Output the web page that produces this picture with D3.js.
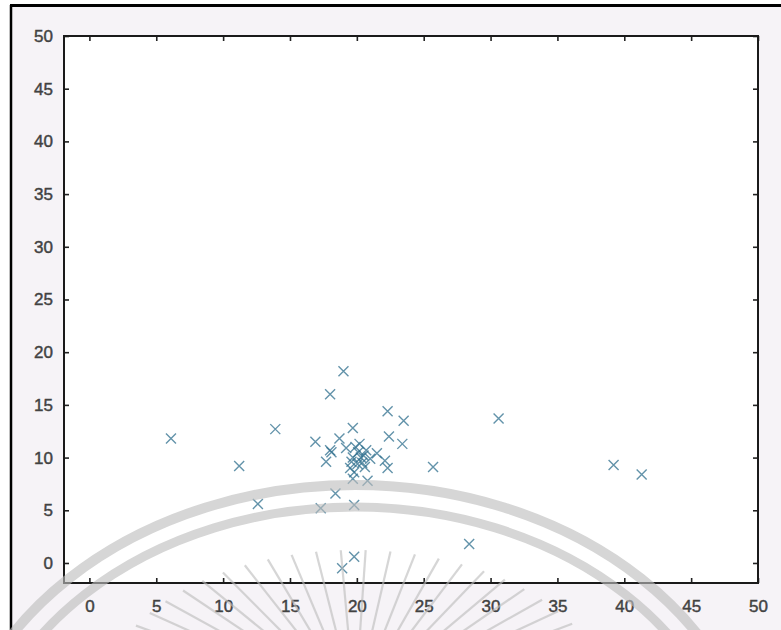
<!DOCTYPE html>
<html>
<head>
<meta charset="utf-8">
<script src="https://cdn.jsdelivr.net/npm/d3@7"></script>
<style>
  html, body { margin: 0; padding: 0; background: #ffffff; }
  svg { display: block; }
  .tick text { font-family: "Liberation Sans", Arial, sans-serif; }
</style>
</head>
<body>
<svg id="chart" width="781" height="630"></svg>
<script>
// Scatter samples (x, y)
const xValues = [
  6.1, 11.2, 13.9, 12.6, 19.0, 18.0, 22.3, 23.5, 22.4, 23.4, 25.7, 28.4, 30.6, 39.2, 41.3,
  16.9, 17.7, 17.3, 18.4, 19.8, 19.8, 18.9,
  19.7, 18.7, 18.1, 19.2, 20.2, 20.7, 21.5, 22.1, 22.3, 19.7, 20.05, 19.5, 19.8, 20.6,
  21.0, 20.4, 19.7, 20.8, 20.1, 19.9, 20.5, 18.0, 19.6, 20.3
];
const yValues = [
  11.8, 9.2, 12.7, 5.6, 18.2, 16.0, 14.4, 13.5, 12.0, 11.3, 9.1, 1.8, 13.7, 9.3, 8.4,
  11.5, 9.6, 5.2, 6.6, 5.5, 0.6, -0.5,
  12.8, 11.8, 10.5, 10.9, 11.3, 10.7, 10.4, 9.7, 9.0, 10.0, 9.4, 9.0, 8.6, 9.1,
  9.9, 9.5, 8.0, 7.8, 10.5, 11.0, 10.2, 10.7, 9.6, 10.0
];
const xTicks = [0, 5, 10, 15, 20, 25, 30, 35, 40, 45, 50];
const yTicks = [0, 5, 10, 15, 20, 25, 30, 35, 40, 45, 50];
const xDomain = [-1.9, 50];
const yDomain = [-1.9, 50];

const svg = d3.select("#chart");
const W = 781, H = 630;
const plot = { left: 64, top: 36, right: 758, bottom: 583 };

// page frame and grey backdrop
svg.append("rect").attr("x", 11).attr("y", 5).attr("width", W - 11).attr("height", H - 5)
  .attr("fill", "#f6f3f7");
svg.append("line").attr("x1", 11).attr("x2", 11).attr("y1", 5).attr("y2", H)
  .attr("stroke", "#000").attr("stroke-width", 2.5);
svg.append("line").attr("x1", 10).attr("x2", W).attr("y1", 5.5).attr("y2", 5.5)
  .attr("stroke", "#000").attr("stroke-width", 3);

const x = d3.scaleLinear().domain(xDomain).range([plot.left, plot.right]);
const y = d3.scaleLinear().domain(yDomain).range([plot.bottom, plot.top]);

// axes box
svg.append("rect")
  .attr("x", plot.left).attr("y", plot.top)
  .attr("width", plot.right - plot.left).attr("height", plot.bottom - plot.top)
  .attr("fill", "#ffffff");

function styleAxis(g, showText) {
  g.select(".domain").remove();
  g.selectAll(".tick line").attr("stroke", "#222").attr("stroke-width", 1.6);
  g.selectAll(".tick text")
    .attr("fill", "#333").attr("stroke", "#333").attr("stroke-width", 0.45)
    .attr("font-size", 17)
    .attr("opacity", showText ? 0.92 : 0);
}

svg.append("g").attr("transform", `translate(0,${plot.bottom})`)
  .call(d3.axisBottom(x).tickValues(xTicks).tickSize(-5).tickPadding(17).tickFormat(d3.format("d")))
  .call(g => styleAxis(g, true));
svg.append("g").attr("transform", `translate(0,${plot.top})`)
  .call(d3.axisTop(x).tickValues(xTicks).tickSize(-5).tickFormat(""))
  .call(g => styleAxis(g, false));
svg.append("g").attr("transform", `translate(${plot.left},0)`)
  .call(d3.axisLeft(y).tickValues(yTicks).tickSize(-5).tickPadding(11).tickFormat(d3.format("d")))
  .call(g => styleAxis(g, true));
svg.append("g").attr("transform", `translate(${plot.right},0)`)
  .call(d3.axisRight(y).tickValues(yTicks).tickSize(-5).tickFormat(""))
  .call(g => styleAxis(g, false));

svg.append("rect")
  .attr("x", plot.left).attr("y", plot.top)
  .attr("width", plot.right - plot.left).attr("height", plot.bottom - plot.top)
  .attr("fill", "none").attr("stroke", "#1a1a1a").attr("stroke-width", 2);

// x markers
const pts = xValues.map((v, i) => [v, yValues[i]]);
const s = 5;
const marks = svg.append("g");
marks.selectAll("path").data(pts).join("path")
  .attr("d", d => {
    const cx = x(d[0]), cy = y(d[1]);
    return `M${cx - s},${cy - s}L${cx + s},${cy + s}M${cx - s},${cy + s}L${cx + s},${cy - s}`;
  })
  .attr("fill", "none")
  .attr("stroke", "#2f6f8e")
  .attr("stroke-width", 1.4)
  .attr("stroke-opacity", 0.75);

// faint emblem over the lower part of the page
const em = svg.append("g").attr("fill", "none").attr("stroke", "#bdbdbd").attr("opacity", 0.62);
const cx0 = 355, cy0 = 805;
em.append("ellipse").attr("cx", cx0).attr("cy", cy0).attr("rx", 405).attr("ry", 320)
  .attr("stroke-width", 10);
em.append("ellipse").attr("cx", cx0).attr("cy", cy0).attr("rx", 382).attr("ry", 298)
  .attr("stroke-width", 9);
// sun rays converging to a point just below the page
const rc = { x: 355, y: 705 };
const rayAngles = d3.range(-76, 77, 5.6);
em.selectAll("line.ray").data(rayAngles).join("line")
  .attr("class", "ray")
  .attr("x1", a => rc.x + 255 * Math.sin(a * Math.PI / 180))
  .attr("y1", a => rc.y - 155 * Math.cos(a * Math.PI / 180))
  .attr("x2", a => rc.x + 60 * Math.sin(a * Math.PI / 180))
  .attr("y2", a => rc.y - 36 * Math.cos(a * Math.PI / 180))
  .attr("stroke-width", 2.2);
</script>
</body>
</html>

==================================================

**Problem to work on:**
Copy the material above exactly and drop the pictures.

**Exercise result:**
Output the web page that produces this picture with D3.js.
<!DOCTYPE html>
<html>
<head>
<meta charset="utf-8">
<script src="https://cdn.jsdelivr.net/npm/d3@7"></script>
<style>
  html, body { margin: 0; padding: 0; background: #ffffff; }
  svg { display: block; }
  .tick text { font-family: "Liberation Sans", Arial, sans-serif; }
</style>
</head>
<body>
<svg id="chart" width="781" height="630"></svg>
<script>
// Scatter samples (x, y)
const xValues = [
  6.1, 11.2, 13.9, 12.6, 19.0, 18.0, 22.3, 23.5, 22.4, 23.4, 25.7, 28.4, 30.6, 39.2, 41.3,
  16.9, 17.7, 17.3, 18.4, 19.8, 19.8, 18.9,
  19.7, 18.7, 18.1, 19.2, 20.2, 20.7, 21.5, 22.1, 22.3, 19.7, 20.05, 19.5, 19.8, 20.6,
  21.0, 20.4, 19.7, 20.8, 20.1, 19.9, 20.5, 18.0, 19.6, 20.3
];
const yValues = [
  11.8, 9.2, 12.7, 5.6, 18.2, 16.0, 14.4, 13.5, 12.0, 11.3, 9.1, 1.8, 13.7, 9.3, 8.4,
  11.5, 9.6, 5.2, 6.6, 5.5, 0.6, -0.5,
  12.8, 11.8, 10.5, 10.9, 11.3, 10.7, 10.4, 9.7, 9.0, 10.0, 9.4, 9.0, 8.6, 9.1,
  9.9, 9.5, 8.0, 7.8, 10.5, 11.0, 10.2, 10.7, 9.6, 10.0
];
const xTicks = [0, 5, 10, 15, 20, 25, 30, 35, 40, 45, 50];
const yTicks = [0, 5, 10, 15, 20, 25, 30, 35, 40, 45, 50];
const xDomain = [-1.9, 50];
const yDomain = [-1.9, 50];

const svg = d3.select("#chart");
const W = 781, H = 630;
const plot = { left: 64, top: 36, right: 758, bottom: 583 };

// page frame and grey backdrop
svg.append("rect").attr("x", 11).attr("y", 5).attr("width", W - 11).attr("height", H - 5)
  .attr("fill", "#f6f3f7");
svg.append("line").attr("x1", 11).attr("x2", 11).attr("y1", 5).attr("y2", H)
  .attr("stroke", "#000").attr("stroke-width", 2.5);
svg.append("line").attr("x1", 10).attr("x2", W).attr("y1", 5.5).attr("y2", 5.5)
  .attr("stroke", "#000").attr("stroke-width", 3);

const x = d3.scaleLinear().domain(xDomain).range([plot.left, plot.right]);
const y = d3.scaleLinear().domain(yDomain).range([plot.bottom, plot.top]);

// axes box
svg.append("rect")
  .attr("x", plot.left).attr("y", plot.top)
  .attr("width", plot.right - plot.left).attr("height", plot.bottom - plot.top)
  .attr("fill", "#ffffff");

function styleAxis(g, showText) {
  g.select(".domain").remove();
  g.selectAll(".tick line").attr("stroke", "#222").attr("stroke-width", 1.6);
  g.selectAll(".tick text")
    .attr("fill", "#333").attr("stroke", "#333").attr("stroke-width", 0.45)
    .attr("font-size", 17)
    .attr("opacity", showText ? 0.92 : 0);
}

svg.append("g").attr("transform", `translate(0,${plot.bottom})`)
  .call(d3.axisBottom(x).tickValues(xTicks).tickSize(-5).tickPadding(17).tickFormat(d3.format("d")))
  .call(g => styleAxis(g, true));
svg.append("g").attr("transform", `translate(0,${plot.top})`)
  .call(d3.axisTop(x).tickValues(xTicks).tickSize(-5).tickFormat(""))
  .call(g => styleAxis(g, false));
svg.append("g").attr("transform", `translate(${plot.left},0)`)
  .call(d3.axisLeft(y).tickValues(yTicks).tickSize(-5).tickPadding(11).tickFormat(d3.format("d")))
  .call(g => styleAxis(g, true));
svg.append("g").attr("transform", `translate(${plot.right},0)`)
  .call(d3.axisRight(y).tickValues(yTicks).tickSize(-5).tickFormat(""))
  .call(g => styleAxis(g, false));

svg.append("rect")
  .attr("x", plot.left).attr("y", plot.top)
  .attr("width", plot.right - plot.left).attr("height", plot.bottom - plot.top)
  .attr("fill", "none").attr("stroke", "#1a1a1a").attr("stroke-width", 2);

// x markers
const pts = xValues.map((v, i) => [v, yValues[i]]);
const s = 5;
const marks = svg.append("g");
marks.selectAll("path").data(pts).join("path")
  .attr("d", d => {
    const cx = x(d[0]), cy = y(d[1]);
    return `M${cx - s},${cy - s}L${cx + s},${cy + s}M${cx - s},${cy + s}L${cx + s},${cy - s}`;
  })
  .attr("fill", "none")
  .attr("stroke", "#2f6f8e")
  .attr("stroke-width", 1.4)
  .attr("stroke-opacity", 0.75);

// faint emblem over the lower part of the page
const em = svg.append("g").attr("fill", "none").attr("stroke", "#bdbdbd").attr("opacity", 0.62);
const cx0 = 355, cy0 = 805;
em.append("ellipse").attr("cx", cx0).attr("cy", cy0).attr("rx", 405).attr("ry", 320)
  .attr("stroke-width", 10);
em.append("ellipse").attr("cx", cx0).attr("cy", cy0).attr("rx", 382).attr("ry", 298)
  .attr("stroke-width", 9);
// sun rays converging to a point just below the page
const rc = { x: 355, y: 705 };
const rayAngles = d3.range(-76, 77, 5.6);
em.selectAll("line.ray").data(rayAngles).join("line")
  .attr("class", "ray")
  .attr("x1", a => rc.x + 255 * Math.sin(a * Math.PI / 180))
  .attr("y1", a => rc.y - 155 * Math.cos(a * Math.PI / 180))
  .attr("x2", a => rc.x + 60 * Math.sin(a * Math.PI / 180))
  .attr("y2", a => rc.y - 36 * Math.cos(a * Math.PI / 180))
  .attr("stroke-width", 2.2);
</script>
</body>
</html>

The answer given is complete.